Well, Huygens also has a number of cameras, with a bit of luck, we'll be able to see better pictures around the end of December!

Quite interesting really and it makes you wonder how accurately the scientists have guessed things to be on the surface.
 
Mariner said:
Well, Huygens also has a number of cameras, with a bit of luck, we'll be able to see better pictures around the end of December!

Quite interesting really and it makes you wonder how accurately the scientists have guessed things to be on the surface.

Quite inaccurate I would expect. It has always been the pattern with previous probes that the guesses on what the conditions will be like are wildly wrong once we actually send a probe there to look.

Thats kinda what makes sending these probes such fun. :)
 
Saying it's both vast and infinite is sort of redundant, don't you think?

Besides, how could it be infinite? That meshes badly with the idea there was a point in time where this place was created (ruling out the supernatural, of course...)
 
Guden Oden said:
Saying it's both vast and infinite is sort of redundant, don't you think?

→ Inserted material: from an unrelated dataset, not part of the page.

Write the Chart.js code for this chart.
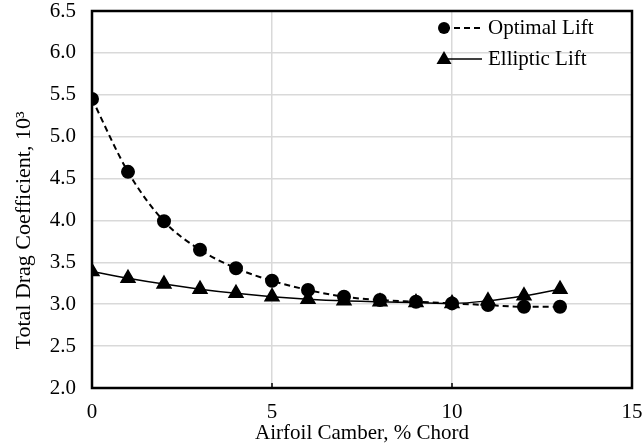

Actually, saying it's both may be illogical. Depending on your definition, vastness implies an eventual boundary, or something by which to measure that vastness. Like saying something is both new and improved, one precludes the other.
 
Vastness in my book doesn't presuppose a boundary, though the concept of size loses most of its meaning when dealing with values of infinity.

Perhaps a better use of the words would have been "infinitely vast," giving a state of being vast, and the extent of its vastness being infinite.
 
The volume that contains matter is vast.
The full size of the universe (including the empty parts outside the above mentioned volume) is infinite.
 
The visible universe is finite, that is, the size of which is governed by the volume light has had time to cross and come into contact with, though that volume is *decreasing* under current cosmological models. That is, more galaxies are falling outside our light cone as time goes on.

Its an open question whether or not the *full* universe is infinite or not, in many ways its meaningless and an inprecise statement, almost outside the domain of science to deal with. Its a question of topology really, and its not unforseeable that we might live in a non paracompact universe.